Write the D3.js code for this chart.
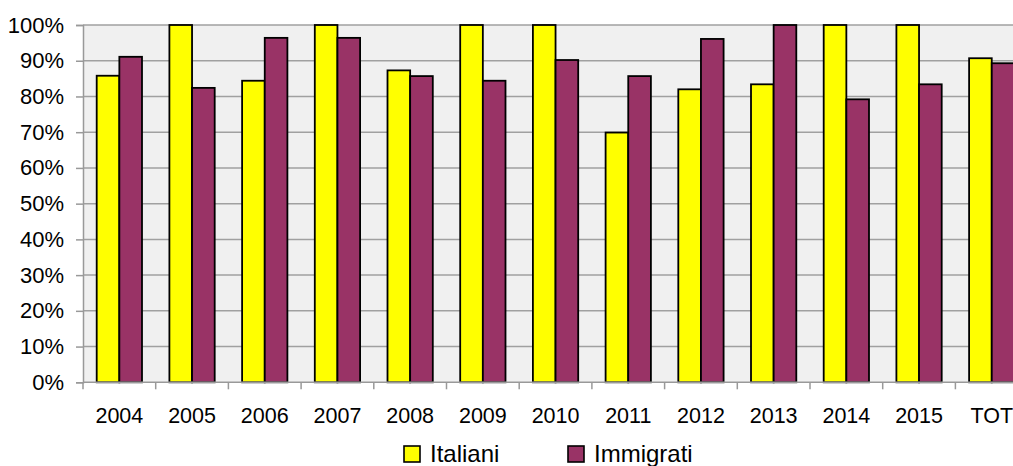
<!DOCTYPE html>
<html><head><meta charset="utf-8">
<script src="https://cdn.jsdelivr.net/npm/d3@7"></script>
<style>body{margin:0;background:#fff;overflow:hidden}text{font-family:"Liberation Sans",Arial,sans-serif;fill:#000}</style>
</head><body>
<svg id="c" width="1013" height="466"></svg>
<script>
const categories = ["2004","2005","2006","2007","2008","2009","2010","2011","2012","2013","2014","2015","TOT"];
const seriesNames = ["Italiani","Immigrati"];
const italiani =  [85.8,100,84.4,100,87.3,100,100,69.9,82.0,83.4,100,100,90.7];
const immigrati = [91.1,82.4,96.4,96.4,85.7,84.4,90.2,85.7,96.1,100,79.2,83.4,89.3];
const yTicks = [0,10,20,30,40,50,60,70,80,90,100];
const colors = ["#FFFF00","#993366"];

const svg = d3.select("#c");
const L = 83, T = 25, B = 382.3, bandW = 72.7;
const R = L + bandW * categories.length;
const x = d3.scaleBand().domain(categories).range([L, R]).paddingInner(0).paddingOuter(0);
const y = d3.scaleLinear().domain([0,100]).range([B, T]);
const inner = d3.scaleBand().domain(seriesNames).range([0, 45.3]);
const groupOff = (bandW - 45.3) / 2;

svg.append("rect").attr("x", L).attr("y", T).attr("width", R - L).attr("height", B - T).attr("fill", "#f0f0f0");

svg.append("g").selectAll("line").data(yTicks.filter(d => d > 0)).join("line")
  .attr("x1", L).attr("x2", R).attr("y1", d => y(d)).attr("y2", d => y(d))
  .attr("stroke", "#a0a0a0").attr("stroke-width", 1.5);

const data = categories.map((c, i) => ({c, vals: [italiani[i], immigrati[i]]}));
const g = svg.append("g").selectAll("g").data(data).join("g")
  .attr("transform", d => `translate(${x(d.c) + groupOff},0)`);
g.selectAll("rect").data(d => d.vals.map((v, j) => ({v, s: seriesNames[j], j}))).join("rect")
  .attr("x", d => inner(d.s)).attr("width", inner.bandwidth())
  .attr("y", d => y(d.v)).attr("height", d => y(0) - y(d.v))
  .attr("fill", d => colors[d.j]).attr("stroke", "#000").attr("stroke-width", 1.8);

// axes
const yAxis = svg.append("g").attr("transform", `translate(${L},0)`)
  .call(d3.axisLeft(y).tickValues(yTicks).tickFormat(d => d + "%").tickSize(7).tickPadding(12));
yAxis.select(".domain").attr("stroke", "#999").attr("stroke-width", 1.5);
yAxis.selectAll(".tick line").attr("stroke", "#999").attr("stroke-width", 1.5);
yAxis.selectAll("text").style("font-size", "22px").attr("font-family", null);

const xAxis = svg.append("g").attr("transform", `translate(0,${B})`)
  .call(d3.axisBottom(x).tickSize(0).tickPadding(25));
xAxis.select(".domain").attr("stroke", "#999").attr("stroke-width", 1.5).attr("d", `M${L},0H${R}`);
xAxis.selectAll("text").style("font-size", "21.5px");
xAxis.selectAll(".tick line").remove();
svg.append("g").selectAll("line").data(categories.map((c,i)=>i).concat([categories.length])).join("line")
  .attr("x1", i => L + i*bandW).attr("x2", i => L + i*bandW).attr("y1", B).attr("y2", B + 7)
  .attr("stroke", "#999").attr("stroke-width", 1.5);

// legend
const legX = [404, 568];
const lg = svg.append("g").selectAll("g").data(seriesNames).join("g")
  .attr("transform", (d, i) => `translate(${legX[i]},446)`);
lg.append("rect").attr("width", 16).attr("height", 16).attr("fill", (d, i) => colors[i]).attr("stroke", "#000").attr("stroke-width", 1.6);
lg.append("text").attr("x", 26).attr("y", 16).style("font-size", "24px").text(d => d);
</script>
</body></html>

• • • • • • •

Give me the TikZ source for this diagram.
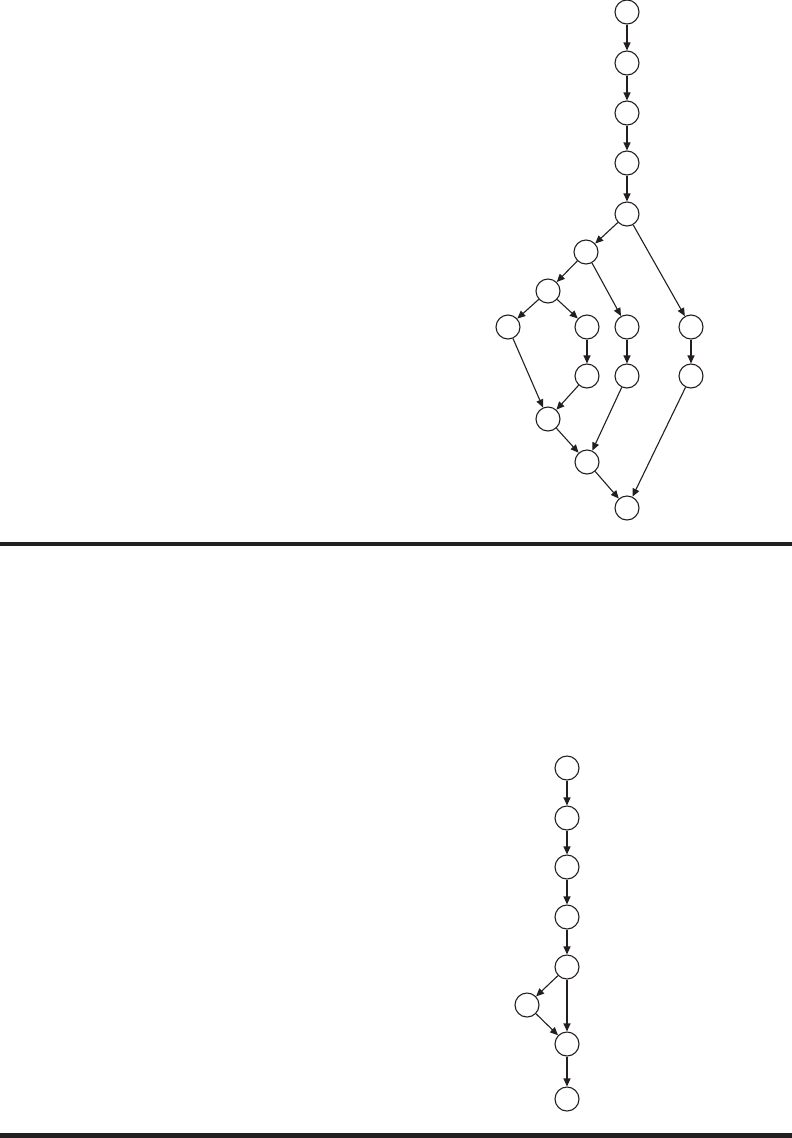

• • • • • • •

## What the exercise asks
Keep only those lines of the records that hold "this", and return them.

## Written response
Write the D3.js code for this chart.
Give me the TikZ source for this diagram.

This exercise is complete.